We want to be cool and innovative, but a more or less spiritless surge around Children’s Day or Halloween is not enough to turn the tide. Others have the same idea. You need to do something different if you’re going to stand out. Take the Carnival industry. The companies in this sector have genuinely succeeded in establishing not only a fifth, but also a sixth and seventh “season”, to the great joy of retailers. Bachelor parties, Oktoberfest, themed parties, fan fests – these get people buying, all year round! And then there’s the textile industry. Concepts relating to cruise collections, sixties’ retro, “let’s party” and “veni, vidi, vintage” as well as fast-changing product lines generate excitement for “more”, thereby increasing the number of shopping trips and occasions to buy.
Today’s shoppers always want to be surprised, in a positive sense. With the constant availability of goods, you can only counter oversaturation when you understand how to create a story around a product and focus on presenting this. Content is the “open sesame” element with which you too can “play”. You will find what works for you. After all, if I may be so bold as to paraphrase Galileo Galilei: and yet the goods move!

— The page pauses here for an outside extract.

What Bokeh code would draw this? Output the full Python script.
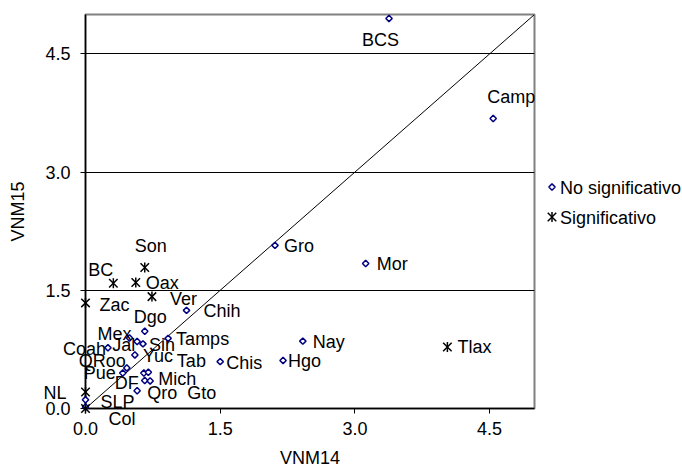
import math
from bokeh.plotting import figure
from bokeh.layouts import row
from bokeh.models import (Range1d, ColumnDataSource, FixedTicker, PrintfTickFormatter)
from bokeh.embed import file_html
from bokeh.resources import INLINE
from bokeh.core.properties import value

# ---- data ----
states = ["BCS", "Camp", "Gro", "Mor", "Chih", "Nay", "Hgo", "Tlax", "Chis", "Tab",
          "Gto", "Tamps", "Ver", "Oax", "Son", "BC", "Zac", "Dgo", "Mex", "Jal",
          "Sin", "Coah", "Yuc", "QRoo", "Pue", "DF", "Mich", "Qro", "NL", "SLP",
          "Col", "Ags"]
vnm14 = [3.38, 4.54, 2.11, 3.12, 1.125, 2.42, 2.20, 4.03, 1.50, 0.65,
         0.70, 0.92, 0.74, 0.56, 0.66, 0.31, 0.0, 0.66, 0.49, 0.575,
         0.64, 0.25, 0.55, 0.46, 0.415, 0.66, 0.72, 0.575, 0.0, 0.0,
         0.0, 0.0]
vnm15 = [4.95, 3.68, 2.07, 1.84, 1.245, 0.855, 0.61, 0.78, 0.595, 0.45,
         0.46, 0.89, 1.42, 1.60, 1.79, 1.59, 1.34, 0.98, 0.895, 0.85,
         0.82, 0.77, 0.68, 0.515, 0.45, 0.355, 0.35, 0.225, 0.21, 0.11,
         0.0, 0.02]
significant = [False, False, False, False, False, False, False, True, False, False,
               False, False, True, True, True, True, True, False, False, False,
               False, False, False, False, False, False, False, False, True, False,
               True, False]
shown_label = [s if s != "Ags" else "" for s in states]

# label placement (pixel offsets from the point, style only)
label_dx = [-27, -6, 9, 11, 17, 10, 5, 10, 6, 33,
            39, 8, 18, 10, -10, -25, 14, -11, -32, -25,
            6, -45, 8, -48, -39, -30, 8, 10, -42, 15,
            23, 0]
label_dy = [22, -22, 1, 0, 1, 1, 1, 0, 1, -12,
            21, 1, 2, 1, -21, -13, 2, -14, -4, 3,
            1, 1, 1, -7, 0, 2, -2, 2, 1, 2,
            10, 0]

ticks = [0.0, 1.5, 3.0, 4.5]
grid_ticks = [1.5, 3.0, 4.5]
diag = [0.0, 5.0]
x_title = "VNM14"
y_title = "VNM15"
legend_names = ["No significativo", "Significativo"]

# ---- layout / style ----
W, H = 682, 470
MAIN_W = 536
LEG_W = W - MAIN_W
B_TOP, B_BOTTOM = 14, 61
FONT = "Liberation Sans"
FS = "18px"
NAVY = "#000080"

src_all = ColumnDataSource(dict(x=vnm14, y=vnm15, label=shown_label,
                                dx=label_dx, dy=label_dy))
src_no = ColumnDataSource(dict(
    x=[a for a, s in zip(vnm14, significant) if not s],
    y=[b for b, s in zip(vnm15, significant) if not s]))
src_si = ColumnDataSource(dict(
    x=[a for a, s in zip(vnm14, significant) if s],
    y=[b for b, s in zip(vnm15, significant) if s]))

p = figure(width=MAIN_W, height=H, output_backend="svg", toolbar_location=None,
           x_range=Range1d(0, 5), y_range=Range1d(0, 5),
           min_border_left=85, min_border_right=2,
           min_border_top=B_TOP, min_border_bottom=B_BOTTOM)
p.background_fill_color = "white"
p.border_fill_color = "white"
p.outline_line_color = "#808080"
p.outline_line_width = 2

for ax in (p.xaxis[0], p.yaxis[0]):
    ax.ticker = FixedTicker(ticks=ticks)
    ax.formatter = PrintfTickFormatter(format="%.1f")
    ax.minor_tick_line_color = None
    ax.major_tick_in = 0
    ax.major_tick_out = 5
    ax.axis_line_color = "black"
    ax.axis_line_width = 1.5
    ax.major_tick_line_color = "black"
    ax.major_label_text_font = FONT
    ax.major_label_text_font_size = FS
    ax.major_label_text_color = "black"
    ax.axis_label_text_font = FONT
    ax.axis_label_text_font_size = FS
    ax.axis_label_text_font_style = "normal"
    ax.axis_label_text_color = "black"

p.xaxis.axis_label = x_title
p.yaxis.axis_label = y_title
p.xaxis.major_label_standoff = 8
p.xaxis.axis_label_standoff = 10
p.yaxis.major_label_standoff = 10
p.yaxis.axis_label_standoff = 14

p.xgrid.visible = False
p.ygrid.ticker = FixedTicker(ticks=grid_ticks)
p.ygrid.grid_line_color = "black"
p.ygrid.grid_line_width = 1

p.line(diag, diag, line_color="black", line_width=1)

diamond_style = dict(marker="square", angle=math.pi / 4, size=4.5, line_color=NAVY,
                     fill_color="white", line_width=1.5, level="overlay")
x_style = dict(marker="x", size=12, line_color="black", line_width=1.5, level="overlay")
bar_style = dict(marker="dash", angle=math.pi / 2, size=10, line_color="black",
                 line_width=1.5, level="overlay")

p.scatter("x", "y", source=src_no, **diamond_style)
p.scatter("x", "y", source=src_si, **x_style)
p.scatter("x", "y", source=src_si, **bar_style)

p.text("x", "y", text="label", x_offset="dx", y_offset="dy", source=src_all,
       text_font=value(FONT), text_font_size=FS, text_color="black",
       text_align="left", text_baseline="middle", level="overlay")

# ---- legend panel: a small figure whose units are pixels ----
# (its frame is aligned with the main frame by the row layout)
leg = figure(width=LEG_W, height=H, output_backend="svg", toolbar_location=None,
             x_range=Range1d(0, LEG_W), y_range=Range1d(B_BOTTOM, H - B_TOP),
             x_axis_location=None, y_axis_location=None,
             min_border_left=0, min_border_right=0,
             min_border_top=B_TOP, min_border_bottom=B_BOTTOM,
             outline_line_color=None)
leg.grid.visible = False
leg.background_fill_color = "white"
leg.border_fill_color = "white"
key_x = [15.5, 15.5]
key_y = [H - 187, H - 217]
leg.scatter([key_x[0]], [key_y[0]], **diamond_style)
leg.scatter([key_x[1]], [key_y[1]], **x_style)
leg.scatter([key_x[1]], [key_y[1]], **bar_style)
leg.text(key_x, key_y, text=legend_names, x_offset=8, y_offset=1,
         text_font=value(FONT), text_font_size=FS, text_color="black",
         text_align="left", text_baseline="middle", level="overlay")

layout = row(p, leg, spacing=0)
open("out.html", "w").write(file_html(layout, INLINE))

Take a leaf out of the book of other industries and cultures. Mango, Zara and the like have long targeted young women with a different religious or cultural background, who have their own dress code and do not wish to go out in a short skirt or with their midriffs exposed. Look at an Islamic calendar and study the feast days and you will find that, for example, Eid al-Fitr (15 to 17 June), which marks the end of Ramadan, a month of fasting, is as major an event in Islam as Christmas for us. People come together to eat and then give each other gifts. Children, in particular, never leave empty handed. What does this tell us? In our multicultural society, retailers have long had numerous opportunities for expanding their horizons.